MADE IN AND FOR AOTEAROA
New Zealand already pulls millions of tonnes of carbon out of the air each year, through the trees we plant for wood. But trees might only store greenhouse emissions for a limited time – carbon is released back to the atmosphere when wood products break down or forests are damaged in storms or fires.
The new goal is storing carbon for centuries or millennia. Start-ups are introducing carbon removal tech across the world. In 2021, machines in Iceland started to suck thousands of tonnes carbon directly out of the air and pipe it down into the geothermal reservoir deep below a power plant. Other plants have followed.
To mop up some of the greenhouse pollution already released, we’ll investigate three carbon-removal ideas well suited to New Zealand:
Burning slash at a geothermal plant and sending the carbon underground. The unwanted wood – such as treetops and small branches – that remains when a forest is harvested is a source of stored carbon. Usually, it’s left behind to rot, releasing its carbon and nutrients. During storms, it can wash into rivers, damaging homes and roads. With so much of this material produced here, we’ll explore how it could instead be burned at a geothermal power plant, creating extra electricity. But rather than releasing the carbon to the atmosphere, we’ll capture it and mix it into the condensed geothermal water that is sent back underground. There, deep in the reservoir and with a little of our help, the carbon could mineralise into rock – locked away for (we expect) thousands of years.

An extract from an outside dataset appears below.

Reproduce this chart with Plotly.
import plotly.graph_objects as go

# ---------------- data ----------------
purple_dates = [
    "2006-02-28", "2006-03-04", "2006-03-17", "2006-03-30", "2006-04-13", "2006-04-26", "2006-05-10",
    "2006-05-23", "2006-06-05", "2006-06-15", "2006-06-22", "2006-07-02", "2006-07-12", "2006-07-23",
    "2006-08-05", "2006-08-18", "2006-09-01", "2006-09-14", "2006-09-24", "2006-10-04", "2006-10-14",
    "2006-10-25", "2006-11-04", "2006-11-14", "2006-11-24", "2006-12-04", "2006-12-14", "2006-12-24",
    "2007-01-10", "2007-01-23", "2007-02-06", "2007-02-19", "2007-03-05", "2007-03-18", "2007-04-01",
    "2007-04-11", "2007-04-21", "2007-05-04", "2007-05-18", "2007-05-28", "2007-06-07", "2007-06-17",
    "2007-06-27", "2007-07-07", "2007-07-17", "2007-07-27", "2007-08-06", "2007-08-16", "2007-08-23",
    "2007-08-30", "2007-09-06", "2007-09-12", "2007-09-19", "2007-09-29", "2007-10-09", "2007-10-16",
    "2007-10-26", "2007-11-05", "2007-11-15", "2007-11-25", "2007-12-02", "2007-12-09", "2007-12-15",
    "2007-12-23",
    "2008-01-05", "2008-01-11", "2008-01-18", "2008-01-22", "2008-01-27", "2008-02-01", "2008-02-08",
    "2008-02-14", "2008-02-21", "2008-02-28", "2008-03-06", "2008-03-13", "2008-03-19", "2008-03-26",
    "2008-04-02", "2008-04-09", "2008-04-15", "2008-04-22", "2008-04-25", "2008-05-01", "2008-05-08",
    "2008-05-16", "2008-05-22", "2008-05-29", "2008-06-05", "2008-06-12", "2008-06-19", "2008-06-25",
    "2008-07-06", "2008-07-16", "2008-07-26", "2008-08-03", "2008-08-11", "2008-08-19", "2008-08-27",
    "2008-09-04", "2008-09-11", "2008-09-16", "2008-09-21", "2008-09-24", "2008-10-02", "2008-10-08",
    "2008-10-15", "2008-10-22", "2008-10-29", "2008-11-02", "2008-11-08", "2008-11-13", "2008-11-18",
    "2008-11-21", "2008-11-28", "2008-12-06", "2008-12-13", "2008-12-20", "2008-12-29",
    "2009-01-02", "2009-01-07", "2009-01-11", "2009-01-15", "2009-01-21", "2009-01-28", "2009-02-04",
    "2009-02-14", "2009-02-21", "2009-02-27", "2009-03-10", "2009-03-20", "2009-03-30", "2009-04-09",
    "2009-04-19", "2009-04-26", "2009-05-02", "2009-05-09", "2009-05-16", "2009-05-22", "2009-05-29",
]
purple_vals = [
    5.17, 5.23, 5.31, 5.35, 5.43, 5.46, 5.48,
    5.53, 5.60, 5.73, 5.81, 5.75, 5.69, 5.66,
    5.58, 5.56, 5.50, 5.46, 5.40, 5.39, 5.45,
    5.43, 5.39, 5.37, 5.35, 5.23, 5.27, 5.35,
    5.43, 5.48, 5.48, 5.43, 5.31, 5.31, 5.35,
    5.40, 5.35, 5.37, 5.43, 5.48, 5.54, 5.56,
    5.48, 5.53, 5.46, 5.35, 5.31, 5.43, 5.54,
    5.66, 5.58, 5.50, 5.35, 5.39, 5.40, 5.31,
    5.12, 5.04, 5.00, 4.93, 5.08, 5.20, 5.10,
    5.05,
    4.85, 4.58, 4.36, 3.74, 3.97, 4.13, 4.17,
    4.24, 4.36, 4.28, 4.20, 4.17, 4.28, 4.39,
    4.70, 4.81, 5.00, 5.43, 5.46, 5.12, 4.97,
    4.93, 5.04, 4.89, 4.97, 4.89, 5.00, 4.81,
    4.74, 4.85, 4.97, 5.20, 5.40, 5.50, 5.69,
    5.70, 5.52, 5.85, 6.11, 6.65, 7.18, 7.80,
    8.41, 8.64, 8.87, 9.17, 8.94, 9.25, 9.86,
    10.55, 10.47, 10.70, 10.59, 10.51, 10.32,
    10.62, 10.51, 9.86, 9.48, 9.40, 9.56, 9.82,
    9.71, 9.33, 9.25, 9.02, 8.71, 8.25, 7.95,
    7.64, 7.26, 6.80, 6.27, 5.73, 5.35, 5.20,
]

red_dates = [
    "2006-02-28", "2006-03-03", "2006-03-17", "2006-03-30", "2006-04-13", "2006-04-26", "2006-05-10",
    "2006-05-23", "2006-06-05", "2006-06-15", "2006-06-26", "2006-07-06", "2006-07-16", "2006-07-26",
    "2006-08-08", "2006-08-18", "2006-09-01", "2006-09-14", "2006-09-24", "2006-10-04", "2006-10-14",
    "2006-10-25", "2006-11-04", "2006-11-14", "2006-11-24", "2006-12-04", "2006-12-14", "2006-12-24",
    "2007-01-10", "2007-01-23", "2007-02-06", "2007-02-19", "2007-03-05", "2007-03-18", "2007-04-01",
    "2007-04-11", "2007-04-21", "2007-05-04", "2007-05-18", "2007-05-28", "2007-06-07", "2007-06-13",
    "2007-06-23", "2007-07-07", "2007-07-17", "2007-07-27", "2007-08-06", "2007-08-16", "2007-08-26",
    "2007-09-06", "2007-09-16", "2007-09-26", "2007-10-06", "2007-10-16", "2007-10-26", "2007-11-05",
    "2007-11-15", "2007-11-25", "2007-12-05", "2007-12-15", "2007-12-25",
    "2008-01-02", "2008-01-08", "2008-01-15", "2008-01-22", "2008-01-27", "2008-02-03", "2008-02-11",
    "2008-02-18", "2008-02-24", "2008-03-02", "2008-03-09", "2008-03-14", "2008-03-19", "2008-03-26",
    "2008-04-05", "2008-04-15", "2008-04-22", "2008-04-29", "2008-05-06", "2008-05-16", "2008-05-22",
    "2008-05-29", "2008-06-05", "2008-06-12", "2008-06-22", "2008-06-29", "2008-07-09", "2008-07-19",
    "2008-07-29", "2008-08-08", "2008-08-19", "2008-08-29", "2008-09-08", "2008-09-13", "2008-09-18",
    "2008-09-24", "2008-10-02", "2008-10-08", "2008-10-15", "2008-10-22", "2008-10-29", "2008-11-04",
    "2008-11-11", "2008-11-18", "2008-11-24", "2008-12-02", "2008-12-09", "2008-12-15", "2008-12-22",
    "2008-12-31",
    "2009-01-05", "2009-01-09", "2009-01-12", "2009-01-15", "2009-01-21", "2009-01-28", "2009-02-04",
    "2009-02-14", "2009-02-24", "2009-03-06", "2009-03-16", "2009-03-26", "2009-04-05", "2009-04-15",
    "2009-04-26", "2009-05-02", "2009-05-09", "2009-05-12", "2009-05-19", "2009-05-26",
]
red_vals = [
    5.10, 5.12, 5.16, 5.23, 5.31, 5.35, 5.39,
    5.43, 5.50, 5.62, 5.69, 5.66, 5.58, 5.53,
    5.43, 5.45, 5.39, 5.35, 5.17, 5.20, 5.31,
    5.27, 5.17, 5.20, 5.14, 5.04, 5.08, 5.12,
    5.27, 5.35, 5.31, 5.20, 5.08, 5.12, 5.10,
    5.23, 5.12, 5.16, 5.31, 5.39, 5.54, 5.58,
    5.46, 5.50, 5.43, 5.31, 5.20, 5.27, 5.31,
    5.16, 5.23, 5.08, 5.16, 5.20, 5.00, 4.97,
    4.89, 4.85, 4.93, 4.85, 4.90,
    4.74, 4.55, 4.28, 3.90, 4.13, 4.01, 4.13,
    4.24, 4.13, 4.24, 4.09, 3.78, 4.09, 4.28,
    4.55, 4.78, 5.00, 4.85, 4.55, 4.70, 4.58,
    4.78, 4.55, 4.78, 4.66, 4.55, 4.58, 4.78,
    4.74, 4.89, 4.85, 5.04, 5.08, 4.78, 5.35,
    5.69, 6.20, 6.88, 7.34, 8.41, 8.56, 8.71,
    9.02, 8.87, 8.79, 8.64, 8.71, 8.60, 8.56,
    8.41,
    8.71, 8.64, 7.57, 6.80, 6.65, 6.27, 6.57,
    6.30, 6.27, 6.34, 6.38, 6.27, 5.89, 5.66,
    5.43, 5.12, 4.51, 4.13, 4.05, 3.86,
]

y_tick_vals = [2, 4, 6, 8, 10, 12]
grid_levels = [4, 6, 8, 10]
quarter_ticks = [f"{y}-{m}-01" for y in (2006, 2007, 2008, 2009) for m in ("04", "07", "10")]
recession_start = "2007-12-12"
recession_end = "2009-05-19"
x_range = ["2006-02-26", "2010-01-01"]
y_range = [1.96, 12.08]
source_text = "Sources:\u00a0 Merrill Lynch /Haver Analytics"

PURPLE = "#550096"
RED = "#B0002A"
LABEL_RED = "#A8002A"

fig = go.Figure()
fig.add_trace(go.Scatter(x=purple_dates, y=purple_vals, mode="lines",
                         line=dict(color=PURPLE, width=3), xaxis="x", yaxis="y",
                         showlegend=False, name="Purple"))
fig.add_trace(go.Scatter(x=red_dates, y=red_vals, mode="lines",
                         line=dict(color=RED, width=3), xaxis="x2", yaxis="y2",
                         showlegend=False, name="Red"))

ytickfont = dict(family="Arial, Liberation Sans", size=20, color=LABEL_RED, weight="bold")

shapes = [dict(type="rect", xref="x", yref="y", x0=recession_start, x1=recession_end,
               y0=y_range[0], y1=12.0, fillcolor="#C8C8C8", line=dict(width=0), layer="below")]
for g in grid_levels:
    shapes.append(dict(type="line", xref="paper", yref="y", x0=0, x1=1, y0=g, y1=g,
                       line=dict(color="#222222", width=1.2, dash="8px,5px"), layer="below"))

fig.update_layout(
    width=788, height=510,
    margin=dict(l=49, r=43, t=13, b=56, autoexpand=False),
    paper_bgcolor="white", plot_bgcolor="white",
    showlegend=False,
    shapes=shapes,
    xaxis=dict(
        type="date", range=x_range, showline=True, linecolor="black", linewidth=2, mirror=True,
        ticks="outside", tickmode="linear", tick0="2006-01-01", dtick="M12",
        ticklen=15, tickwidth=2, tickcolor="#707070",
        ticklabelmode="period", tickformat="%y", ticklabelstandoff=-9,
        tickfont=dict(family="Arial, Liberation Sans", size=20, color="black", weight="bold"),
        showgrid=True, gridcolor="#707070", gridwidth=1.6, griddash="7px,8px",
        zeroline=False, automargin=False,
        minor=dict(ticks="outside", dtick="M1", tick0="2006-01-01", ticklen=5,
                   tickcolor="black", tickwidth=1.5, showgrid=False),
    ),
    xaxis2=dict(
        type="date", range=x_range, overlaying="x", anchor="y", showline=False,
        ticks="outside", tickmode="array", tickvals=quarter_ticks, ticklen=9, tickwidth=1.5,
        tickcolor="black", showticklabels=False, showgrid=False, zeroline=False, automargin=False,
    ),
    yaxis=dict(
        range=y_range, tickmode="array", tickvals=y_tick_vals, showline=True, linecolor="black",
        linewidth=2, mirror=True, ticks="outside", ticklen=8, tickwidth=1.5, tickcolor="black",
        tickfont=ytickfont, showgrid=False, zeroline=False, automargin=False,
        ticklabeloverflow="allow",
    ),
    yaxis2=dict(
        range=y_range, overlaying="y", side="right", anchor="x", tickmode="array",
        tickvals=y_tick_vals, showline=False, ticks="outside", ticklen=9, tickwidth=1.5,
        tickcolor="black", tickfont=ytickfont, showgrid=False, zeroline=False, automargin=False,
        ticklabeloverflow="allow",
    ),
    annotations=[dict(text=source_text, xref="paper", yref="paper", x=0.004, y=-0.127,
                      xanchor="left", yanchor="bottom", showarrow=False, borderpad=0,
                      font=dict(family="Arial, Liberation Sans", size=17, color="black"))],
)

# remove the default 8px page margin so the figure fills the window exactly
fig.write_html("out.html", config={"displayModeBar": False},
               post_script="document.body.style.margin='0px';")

Adding carbon-absorbing rock to farmland. Luckily for us, New Zealand has deposits of rocky minerals that grab carbon from the air. It's already crushed into powder and applied on some farms for crop nutrition, but we'll need to step this up. The magic happens when the carbon dissolves in rainwater, allowing our minerals to nab it. Eventually, the dissolved carbon-mineral pair washes into rivers, then the sea, before finally settling on the ocean floor. Our task: to produce and measure a meaningful rate of carbon absorption, more than balancing out the mining and transport. We hope the crushed rock will also act as a fertiliser and make trees grow faster, absorbing even more emissions. The micro-minerals may also remedy the increasing acidity of the world's oceans. We could have a triple win on our hands!

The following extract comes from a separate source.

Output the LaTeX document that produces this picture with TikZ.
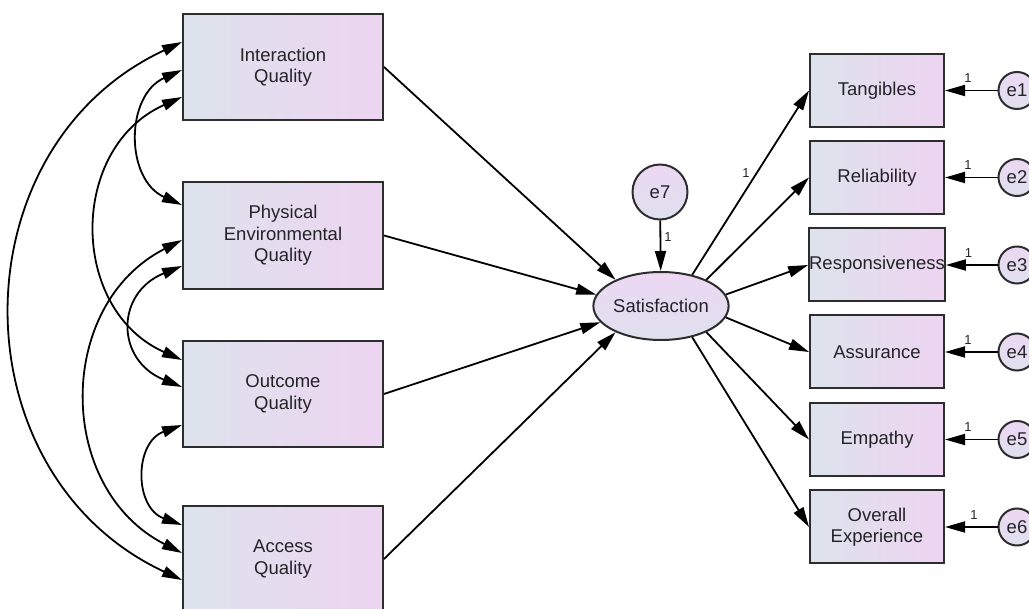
\documentclass[tikz,border=0pt]{standalone}
\usepackage{fontspec}
\setmainfont{Liberation Sans}
\usetikzlibrary{arrows.meta,shapes.geometric}

\definecolor{boxleft}{RGB}{221,227,236}
\definecolor{boxright}{RGB}{237,212,241}
\definecolor{ovaltop}{RGB}{237,215,243}
\definecolor{ovalbot}{RGB}{222,225,238}
\definecolor{edge}{RGB}{45,45,48}
\definecolor{ink}{RGB}{35,35,40}

\begin{document}
\begin{tikzpicture}[x=1pt,y=-1pt,
  obs/.style={draw=edge, line width=2pt, left color=boxleft, right color=boxright,
    inner sep=0pt, align=center, text=ink, font=\fontsize{18.5}{21.5}\selectfont},
  leftbox/.style={obs, minimum width=200pt, minimum height=106pt},
  rightbox/.style={obs, minimum width=134pt, minimum height=73pt},
  latent/.style={draw=edge, line width=2pt, ellipse, top color=ovaltop, bottom color=ovalbot,
    inner sep=0pt, text=ink, font=\fontsize{18.5}{21.5}\selectfont},
  err/.style={draw=edge, line width=2pt, circle, top color=ovaltop, bottom color=ovalbot,
    inner sep=0pt, minimum size=37pt, text=ink, font=\fontsize{18.5}{21.5}\selectfont},
  tip/.tip={Triangle[length=20pt,width=11pt]},
  reg/.style={line width=1.8pt, draw=black, -tip},
  cov/.style={line width=1.8pt, draw=black, tip-tip},
  wt/.style={font=\fontsize{13}{15}\selectfont, text=ink, inner sep=0pt}
]
\useasboundingbox (0,0) rectangle (1029,609);

% exogenous quality dimensions
\node[leftbox] (iq) at (283,67) {Interaction\\Quality};
\node[leftbox, minimum height=107pt] (pe) at (283,235.5) {Physical\\Environmental\\Quality};
\node[leftbox] (oq) at (283,394) {Outcome\\Quality};
\node[leftbox] (aq) at (283,559) {Access\\Quality};

% latent satisfaction and its disturbance
\node[latent, minimum width=108pt, minimum height=68pt] (sat) at (661,306) {Satisfaction};
\node[err, minimum size=55pt] (e7) at (660,192) {e7};

% indicators
\node[rightbox] (tang) at (877,90.5) {Tangibles};
\node[rightbox] (rel)  at (877,177.5) {Reliability};
\node[rightbox] (resp) at (877,265) {Responsiveness};
\node[rightbox] (assu) at (877,352) {Assurance};
\node[rightbox] (emp)  at (877,439.5) {Empathy};
\node[rightbox] (over) at (877,527) {Overall\\Experience};

% measurement errors
\node[err] (e1) at (1017,90.5) {e1};
\node[err] (e2) at (1017,177.5) {e2};
\node[err] (e3) at (1017,265) {e3};
\node[err] (e4) at (1017,352) {e4};
\node[err] (e5) at (1017,439.5) {e5};
\node[err] (e6) at (1017,527) {e6};

% structural paths
\draw[reg] (iq.east) -- (sat.150);
\draw[reg] (pe.east) -- (sat.170);
\draw[reg] (oq.east) -- (sat.195);
\draw[reg] (aq.east) -- (sat.210);
\draw[reg] (e7) -- node[wt, pos=0.33, right=3pt] {1} (sat);

% loadings
\draw[reg] (sat.45)  -- node[wt, pos=0.55, left=6pt] {1} (tang.west);
\draw[reg] (sat.30)  -- (rel.west);
\draw[reg] (sat.10)  -- (resp.west);
\draw[reg] (sat.-10) -- (assu.west);
\draw[reg] (sat.-30) -- (emp.west);
\draw[reg] (sat.-45) -- (over.west);

% error paths
\draw[reg] (e1) -- node[wt, pos=0.56, above=7pt] {1} (tang);
\draw[reg] (e2) -- node[wt, pos=0.56, above=7pt] {1} (rel);
\draw[reg] (e3) -- node[wt, pos=0.56, above=7pt] {1} (resp);
\draw[reg] (e4) -- node[wt, pos=0.56, above=7pt] {1} (assu);
\draw[reg] (e5) -- node[wt, pos=0.56, above=7pt] {1} (emp);
\draw[reg] (e6) -- node[wt, pos=0.45, above=7pt] {1} (over);

% covariances among the quality dimensions
\draw[cov] ([yshift=25pt]iq.west) .. controls +(-226.7,105.7) and +(-226.7,-105.7) .. ([yshift=-21pt]aq.west);
\draw[cov] ([yshift=-3pt]iq.west) .. controls +(-57,25.5) and +(-57,-25.5) .. ([yshift=30.5pt]pe.west);
\draw[cov] ([yshift=-30pt]iq.west) .. controls +(-113.4,50.5) and +(-113.4,-50.5) .. ([yshift=34pt]oq.west);
\draw[cov] ([yshift=-4.5pt]pe.west) .. controls +(-126.7,64.6) and +(-126.7,-64.6) .. ([yshift=6pt]aq.west);
\draw[cov] ([yshift=-30.5pt]pe.west) .. controls +(-66.7,26.9) and +(-66.7,-26.9) .. ([yshift=7pt]oq.west);
\draw[cov] ([yshift=-31pt]oq.west) .. controls +(-48,17.5) and +(-48,-17.5) .. ([yshift=34pt]aq.west);
\end{tikzpicture}
\end{document}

Using wood ash to replace cement. The concrete that builds our buildings, roads and footpaths is no friend to the planet. Like an omelette and eggs, you can’t make cement without breaking limestone and releasing carbon dioxide. But the ash made by burning wood, including from our boosted geothermal plants, will be highly reactive and should – especially when we find the ideal conditions – draw more carbon from the air. This carbon-negative material would replace some carbon-positive cement.

THE BIGGER PICTURE
Our team will also conduct wider analysis to check how carbon removal tech could work for our nation:
Can we build it? Our energy experts will use a specialist computer model to determine which carbon removal options are the most cost effective for New Zealand. They’ll also produce a road map of our energy system outlining what infrastructure we’ll need to build, and when, to align with the national goal to be net-zero by 2050.
Mapping the opportunities. Our team will combine scientific, economic and societal information to determine the regions of New Zealand best placed to pioneer this tech. We'll also explore whether deep saline aquifers or old oil wells could act as storage sites.
An eye on the drawbacks. As much as we want to develop perfect technologies – that are cheap as chips and have zero environmental impacts – carbon removal will have trade-offs. If we add crushed rock to pasture, we'll need to keep an eye on the health of nearby streams, rivers and lakes, for example. Wherever possible, we'll aim to minimise these issues in our development, but we want our nation to introduce carbon removal with a robust understanding of the limitations and downsides.
Anticipating issues. We've chosen technologies where the risk of leaks is low. Even so, before sending large amounts of carbon dioxide to geothermal reservoirs and other systems, we'll study them closely using computer modelling to assess how much carbon can be stored and for how long. This work also will determine how our tech might affect the power stations relying on these reservoirs and anticipate routes that carbon might come back to the surface – an outcome we do not want. We'll suggest robust ways to avoid, monitor, account for and prevent this.

SOLID AS A ROCK
We're recreating the conditions of a geothermal reservoir in a University of Auckland lab. A machine will produce the pressures and temperatures found deep within the Earth. We'll add samples of rocks drilled from potential geothermal sites plus the type of salty, carbon-containing liquid that we plan to send underground. Some of the carbon will start to mineralise, essentially creating new rock on old.
We'll take out the rocky material and analyse it using state-of-the-art techniques that help explain how and why the carbon is solidifying – the more the better! Solid carbon is the best outcome, because this will stay permanently in the Earth.
LOOKING OVER THE LAW
The act of pulling carbon from the air is new to everyone, including officials who will approve, regulate and monitor the use of the technology. If an organisation opts to sell the service of removing carbon, long-established and developing international and national standards must be met. Additionally, one of the last things we want is see carbon removal tech contributing to other environmental issues – for example, air or water pollution. Our legal scholars will review relevant local, national and international laws, policies and guidance to identify potential issues and obstacles. We’ll also explore how carbon removal fits with New Zealand's founding document, Te Tiriti o Waitangi and the tikanga, or Māori customary law and practices, of our Indigenous partners.

END GAME
By the end of our project, our research team will produce and publish three case studies outlining how different carbon removal technologies might be established and how these might be deployed across the motu (nation).
Although we hope our partners will introduce the type of tech we’ll explore, that call will ultimately be up to them.
The fledgling industry will also learn from our mapping, modelling and risk assessment reports.